### DATA SEGMENT

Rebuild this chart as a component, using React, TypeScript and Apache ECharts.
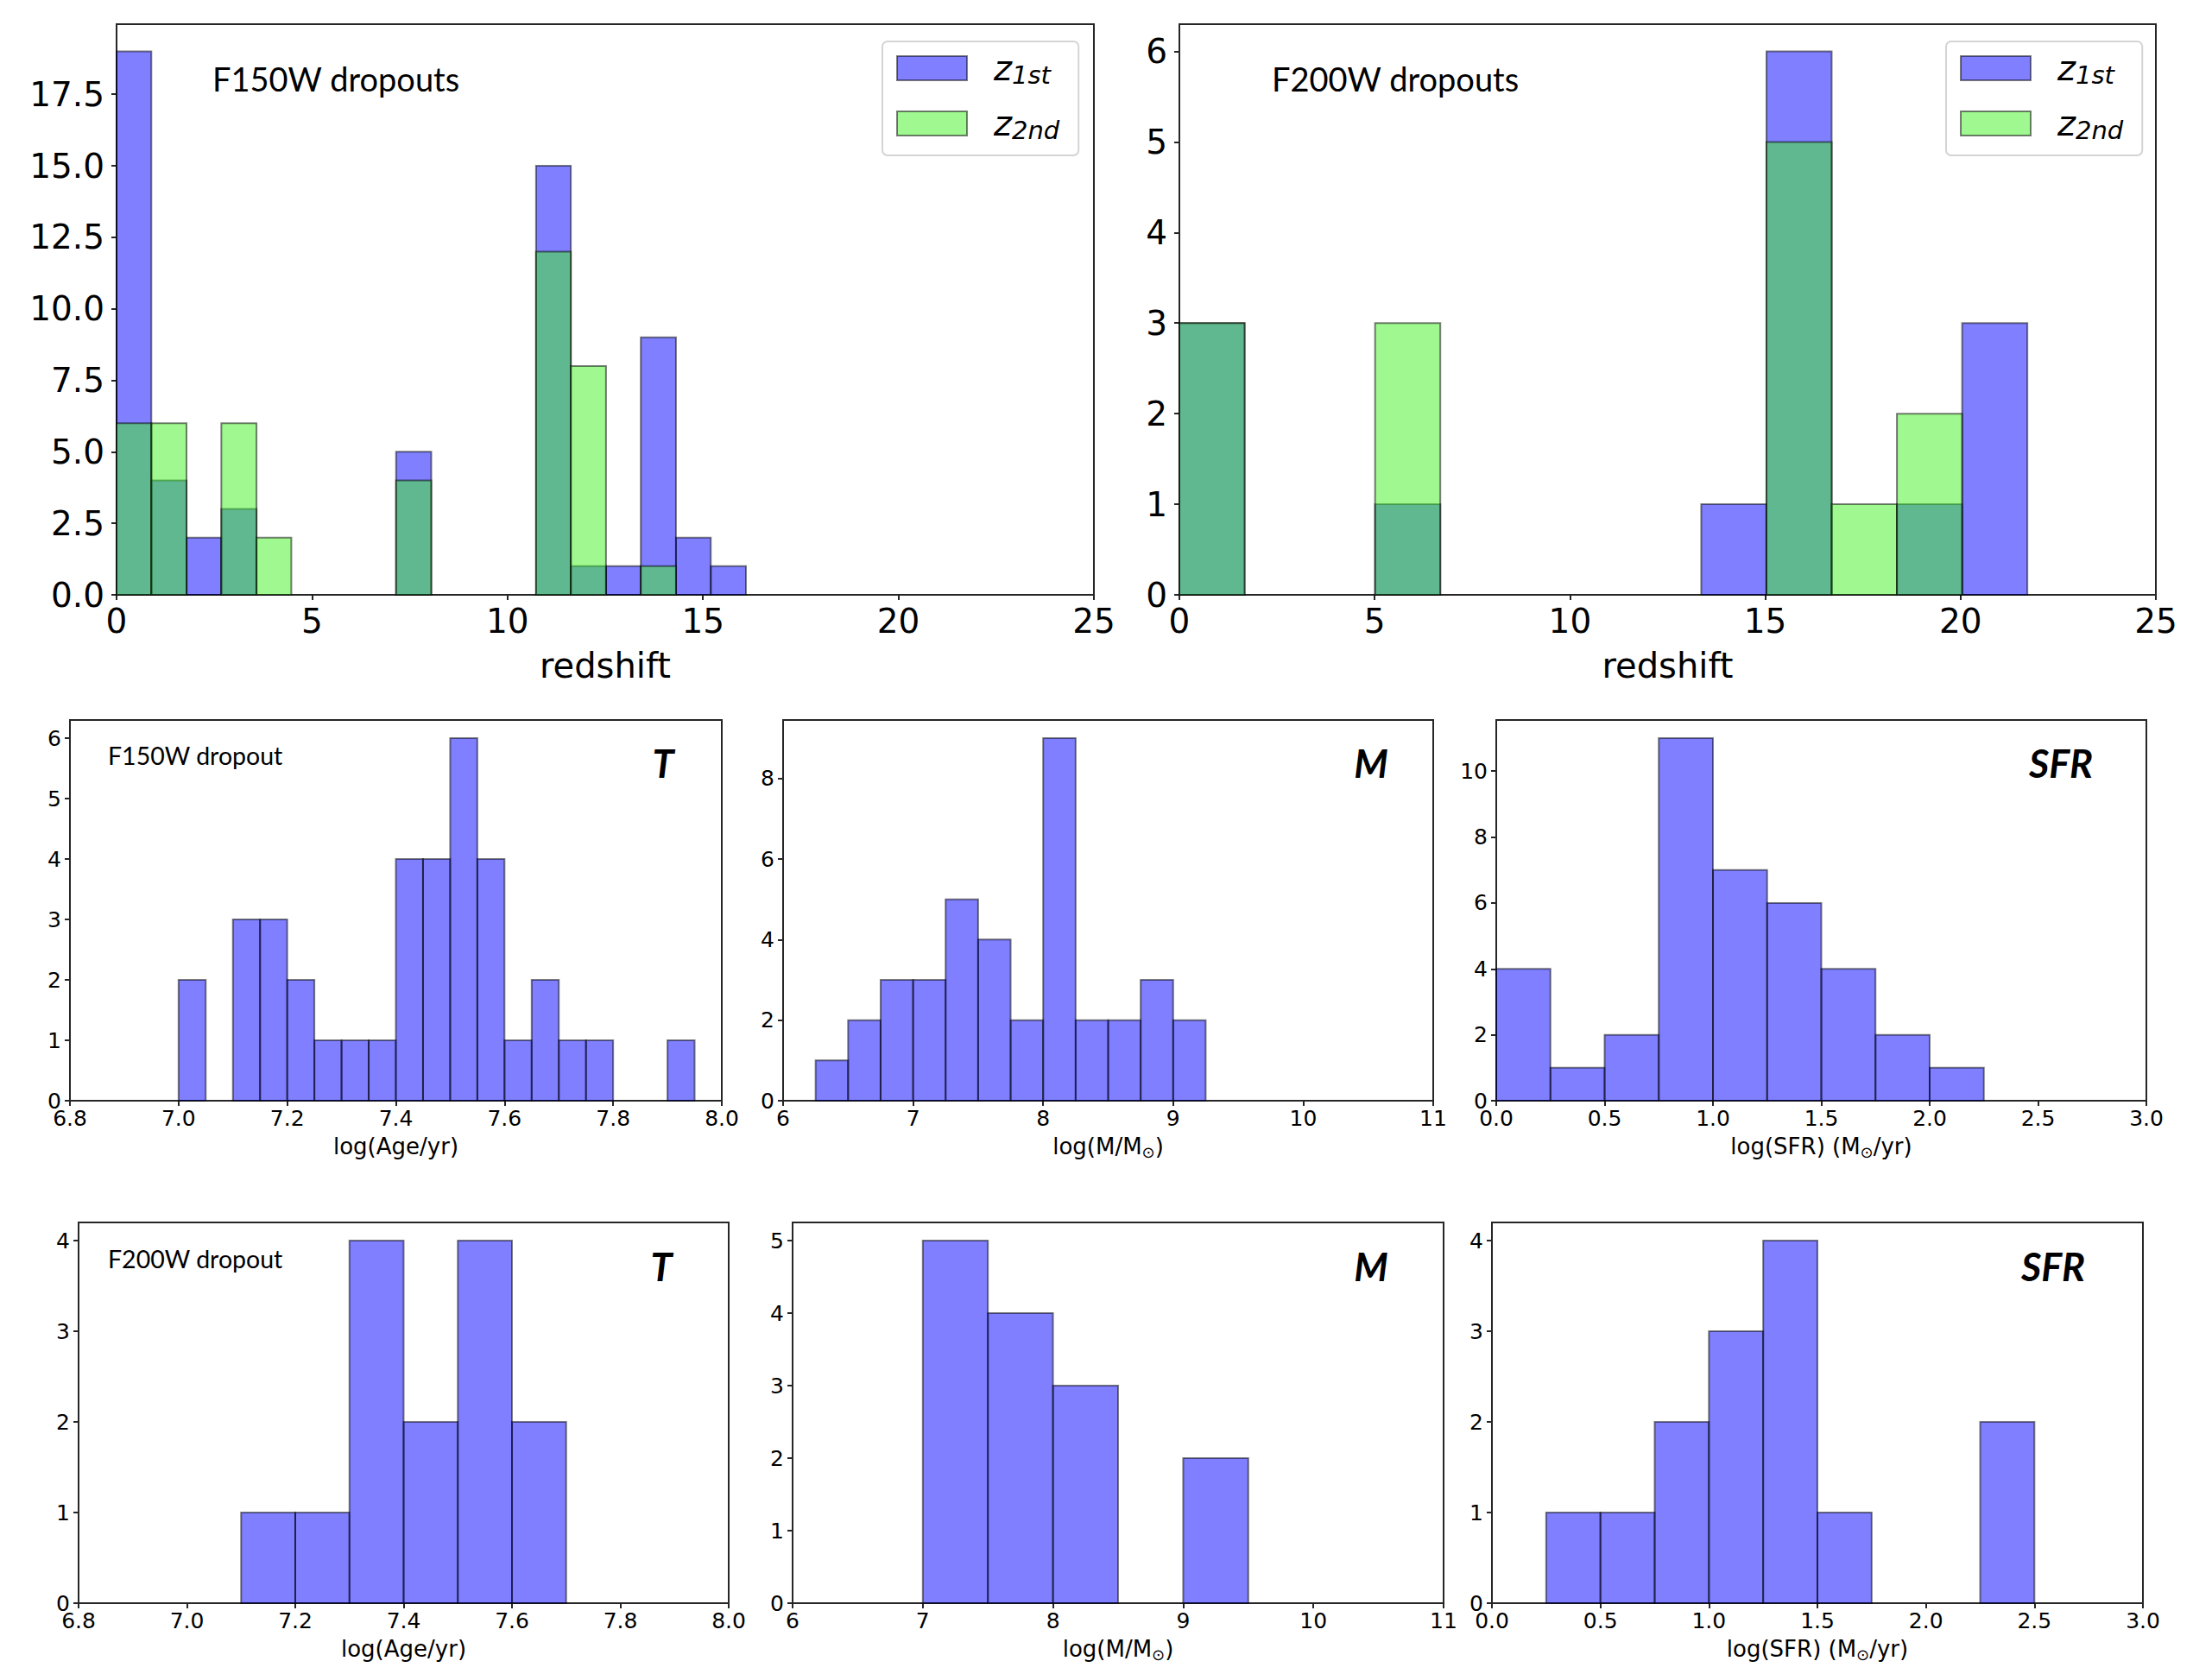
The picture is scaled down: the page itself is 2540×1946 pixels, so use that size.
import React, { useEffect, useRef } from "react";
import * as echarts from "echarts";

// ---------- data ----------
// Top-left: F150W dropouts, redshift histogram (bin edges and counts)
const f150zEdges = [0, 0.89, 1.79, 2.68, 3.58, 4.47, 5.37, 6.26, 7.15, 8.05, 8.94, 9.84, 10.73, 11.62, 12.52, 13.41, 14.31, 15.2, 16.1];
const f150zFirst = [19, 4, 2, 3, 0, 0, 0, 0, 5, 0, 0, 0, 15, 1, 1, 9, 2, 1];
const f150zSecond = [6, 6, 0, 6, 2, 0, 0, 0, 4, 0, 0, 0, 12, 8, 0, 1, 0, 0];

// Top-right: F200W dropouts
const f200zEdges = [0, 1.67, 3.34, 5.01, 6.68, 8.35, 10.02, 11.69, 13.36, 15.03, 16.7, 18.37, 20.04, 21.71];
const f200zFirst = [3, 0, 0, 1, 0, 0, 0, 0, 1, 6, 0, 1, 3];
const f200zSecond = [3, 0, 0, 3, 0, 0, 0, 0, 0, 5, 1, 2, 0];

// Middle row: F150W dropout properties
const f150AgeEdges = [7.0, 7.05, 7.1, 7.15, 7.2, 7.25, 7.3, 7.35, 7.4, 7.45, 7.5, 7.55, 7.6, 7.65, 7.7, 7.75, 7.8, 7.85, 7.9, 7.95];
const f150AgeCounts = [2, 0, 3, 3, 2, 1, 1, 1, 4, 4, 6, 4, 1, 2, 1, 1, 0, 0, 1];
const f150MassEdges = [6.25, 6.5, 6.75, 7.0, 7.25, 7.5, 7.75, 8.0, 8.25, 8.5, 8.75, 9.0, 9.25];
const f150MassCounts = [1, 2, 3, 3, 5, 4, 2, 9, 2, 2, 3, 2];
const f150SfrEdges = [0, 0.25, 0.5, 0.75, 1.0, 1.25, 1.5, 1.75, 2.0, 2.25];
const f150SfrCounts = [4, 1, 2, 11, 7, 6, 4, 2, 1];

// Bottom row: F200W dropout properties
const f200AgeEdges = [7.1, 7.2, 7.3, 7.4, 7.5, 7.6, 7.7];
const f200AgeCounts = [1, 1, 4, 2, 4, 2];
const f200MassEdges = [7.0, 7.5, 8.0, 8.5, 9.0, 9.5];
const f200MassCounts = [5, 4, 3, 0, 2];
const f200SfrEdges = [0.25, 0.5, 0.75, 1.0, 1.25, 1.5, 1.75, 2.0, 2.25, 2.5];
const f200SfrCounts = [1, 1, 2, 3, 4, 1, 0, 0, 2];

// tick settings [min, max, interval]
const redshiftTicks = [0, 25, 5];
const ageTicks = [6.8, 8.0, 0.2];
const massTicks = [6, 11, 1];
const sfrTicks = [0, 3, 0.5];

// ---------- styles ----------
const BLUE = "rgba(0,0,255,0.5)";
const GREEN = "rgba(65,241,33,0.5)";
const EDGE = "rgba(0,0,0,0.5)";
const AXIS = "#262626";
const TICK_FONT = "DejaVu Sans";
const NOTE_FONT = "Lato";

const toBars = (edges: number[], counts: number[]) =>
  counts
    .map((c, i) => [edges[i], edges[i + 1], c])
    .filter((d) => d[2] > 0);

const histSeries = (name: string, gi: number, edges: number[], counts: number[], color: string) => ({
  type: "custom",
  name,
  xAxisIndex: gi,
  yAxisIndex: gi,
  data: toBars(edges, counts),
  dimensions: ["x0", "x1", "count"],
  encode: { x: [0, 1], y: 2 },
  itemStyle: { color, borderColor: EDGE, borderWidth: 2 },
  renderItem: (_params: any, api: any) => {
    const x0 = api.value(0);
    const x1 = api.value(1);
    const y = api.value(2);
    const p0 = api.coord([x0, y]);
    const p1 = api.coord([x1, 0]);
    return {
      type: "rect",
      shape: { x: p0[0], y: p0[1], width: p1[0] - p0[0], height: p1[1] - p0[1] },
      style: { fill: color, stroke: EDGE, lineWidth: 2 },
    };
  },
});

const grids = [
  { left: 135, top: 28, width: 1132, height: 661 },
  { left: 1366, top: 28, width: 1131, height: 661 },
  { left: 81, top: 834, width: 755, height: 441 },
  { left: 907, top: 834, width: 753, height: 441 },
  { left: 1733, top: 834, width: 753, height: 441 },
  { left: 91, top: 1416, width: 753, height: 441 },
  { left: 918, top: 1416, width: 754, height: 441 },
  { left: 1728, top: 1416, width: 754, height: 441 },
];

const nameRich = {
  a: { fontFamily: TICK_FONT, fontSize: 26, lineHeight: 30, color: "#000", verticalAlign: "middle" },
  b: { fontFamily: TICK_FONT, fontSize: 18, lineHeight: 22, color: "#000", verticalAlign: "bottom" },
};

const mkX = (gi: number, ticks: number[], big: boolean, name: string, dec: number) => ({
  type: "value",
  gridIndex: gi,
  min: ticks[0],
  max: ticks[1],
  interval: ticks[2],
  name,
  nameLocation: "middle",
  nameGap: big ? 60 : 38,
  nameTextStyle: big
    ? { fontFamily: TICK_FONT, fontSize: 40, lineHeight: 44, color: "#000" }
    : { rich: nameRich },
  axisLine: { show: true, onZero: false, lineStyle: { color: AXIS, width: 2 } },
  axisTick: { show: true, length: 6, lineStyle: { color: AXIS, width: 2 } },
  axisLabel: {
    fontFamily: TICK_FONT,
    fontSize: big ? 39 : 25,
    color: "#000",
    margin: big ? 11 : 8,
    formatter: (v: number) => v.toFixed(dec),
  },
  splitLine: { show: false },
});

const mkY = (gi: number, max: number, interval: number, big: boolean, dec: number) => ({
  type: "value",
  gridIndex: gi,
  min: 0,
  max,
  interval,
  axisLine: { show: true, onZero: false, lineStyle: { color: AXIS, width: 2 } },
  axisTick: { show: true, length: 6, lineStyle: { color: AXIS, width: 2 } },
  axisLabel: {
    fontFamily: TICK_FONT,
    fontSize: big ? 39 : 25,
    color: "#000",
    margin: big ? 14 : 10,
    showMaxLabel: false,
    formatter: (v: number) => v.toFixed(dec),
  },
  splitLine: { show: false },
});

const legendCfg = (left: number, top: number) => ({
  show: true,
  orient: "vertical",
  left,
  top,
  padding: [11, 22, 15, 16],
  itemGap: 22,
  itemWidth: 81,
  itemHeight: 28,
  icon: "rect",
  selectedMode: false,
  backgroundColor: "#fff",
  borderColor: "#d4d4d4",
  borderWidth: 2,
  borderRadius: 6,
  data: [
    { name: "z1st", itemStyle: { color: BLUE, borderColor: EDGE, borderWidth: 2 } },
    { name: "z2nd", itemStyle: { color: GREEN, borderColor: EDGE, borderWidth: 2 } },
  ],
  formatter: (n: string) => (n === "z1st" ? "{z|z}{s|1st}" : "{z|z}{s|2nd}"),
  textStyle: {
    rich: {
      z: { fontFamily: TICK_FONT, fontStyle: "italic", fontSize: 40, lineHeight: 44, color: "#000", verticalAlign: "middle", padding: [0, 0, 0, 26] },
      s: { fontFamily: TICK_FONT, fontStyle: "italic", fontSize: 29, lineHeight: 32, color: "#000", verticalAlign: "bottom" },
    },
  },
});

const note = (text: string, x: number, y: number, size: number) => ({
  type: "text",
  x,
  y,
  style: { text, fontFamily: NOTE_FONT, fontSize: size, fill: "#000", align: "left", verticalAlign: "middle" },
});

const tag = (text: string, x: number, y: number) => ({
  type: "text",
  x,
  y,
  style: { text, fontFamily: NOTE_FONT, fontSize: 45, fontWeight: "bold", fontStyle: "italic", fill: "#000", align: "center", verticalAlign: "middle" },
});

export default function App() {
  const ref = useRef<HTMLDivElement>(null);
  useEffect(() => {
    if (!ref.current) return;
    const chart = echarts.init(ref.current, null, { renderer: "svg" });
    const option: any = {
      animation: false,
      backgroundColor: "#fff",
      grid: grids.map((g) => ({ ...g, show: true, borderColor: AXIS, borderWidth: 2, backgroundColor: "transparent" })),
      xAxis: [
        mkX(0, redshiftTicks, true, "redshift", 0),
        mkX(1, redshiftTicks, true, "redshift", 0),
        mkX(2, ageTicks, false, "{a|log(Age/yr)}", 1),
        mkX(3, massTicks, false, "{a|log(M/M}{b|⊙}{a|)}", 0),
        mkX(4, sfrTicks, false, "{a|log(SFR) (M}{b|⊙}{a|/yr)}", 1),
        mkX(5, ageTicks, false, "{a|log(Age/yr)}", 1),
        mkX(6, massTicks, false, "{a|log(M/M}{b|⊙}{a|)}", 0),
        mkX(7, sfrTicks, false, "{a|log(SFR) (M}{b|⊙}{a|/yr)}", 1),
      ],
      yAxis: [
        mkY(0, 19.95, 2.5, true, 1),
        mkY(1, 6.3, 1, true, 0),
        mkY(2, 6.3, 1, false, 0),
        mkY(3, 9.45, 2, false, 0),
        mkY(4, 11.55, 2, false, 0),
        mkY(5, 4.2, 1, false, 0),
        mkY(6, 5.25, 1, false, 0),
        mkY(7, 4.2, 1, false, 0),
      ],
      legend: [legendCfg(1022, 48), legendCfg(2254, 48)],
      series: [
        histSeries("z1st", 0, f150zEdges, f150zFirst, BLUE),
        histSeries("z2nd", 0, f150zEdges, f150zSecond, GREEN),
        histSeries("z1st", 1, f200zEdges, f200zFirst, BLUE),
        histSeries("z2nd", 1, f200zEdges, f200zSecond, GREEN),
        histSeries("age150", 2, f150AgeEdges, f150AgeCounts, BLUE),
        histSeries("mass150", 3, f150MassEdges, f150MassCounts, BLUE),
        histSeries("sfr150", 4, f150SfrEdges, f150SfrCounts, BLUE),
        histSeries("age200", 5, f200AgeEdges, f200AgeCounts, BLUE),
        histSeries("mass200", 6, f200MassEdges, f200MassCounts, BLUE),
        histSeries("sfr200", 7, f200SfrEdges, f200SfrCounts, BLUE),
      ],
      graphic: [
        note("F150W dropouts", 246, 91, 38),
        note("F200W dropouts", 1473, 91, 38),
        note("F150W dropout", 125, 875, 28.5),
        note("F200W dropout", 125, 1458, 28.5),
        tag("T", 768, 884),
        tag("M", 1588, 884),
        tag("SFR", 2387, 884),
        tag("T", 766, 1467),
        tag("M", 1588, 1467),
        tag("SFR", 2378, 1467),
      ],
    };
    chart.setOption(option);
    return () => chart.dispose();
  }, []);
  return (
    <div
      ref={ref}
      style={{ position: "absolute", left: 0, top: 0, width: 2540, height: 1946, background: "#fff" }}
    />
  );
}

######

WHAT THIS TASK INVOLVES> Leave the pictures out and please restate exactly the lines running from the start of the material through the one with "import * as".

WRITTEN SOLUTION>
Rebuild this chart as a component, using React, TypeScript and Apache ECharts.
The picture is scaled down: the page itself is 2540×1946 pixels, so use that size.
import React, { useEffect, useRef } from "react";
import * as echarts from "echarts";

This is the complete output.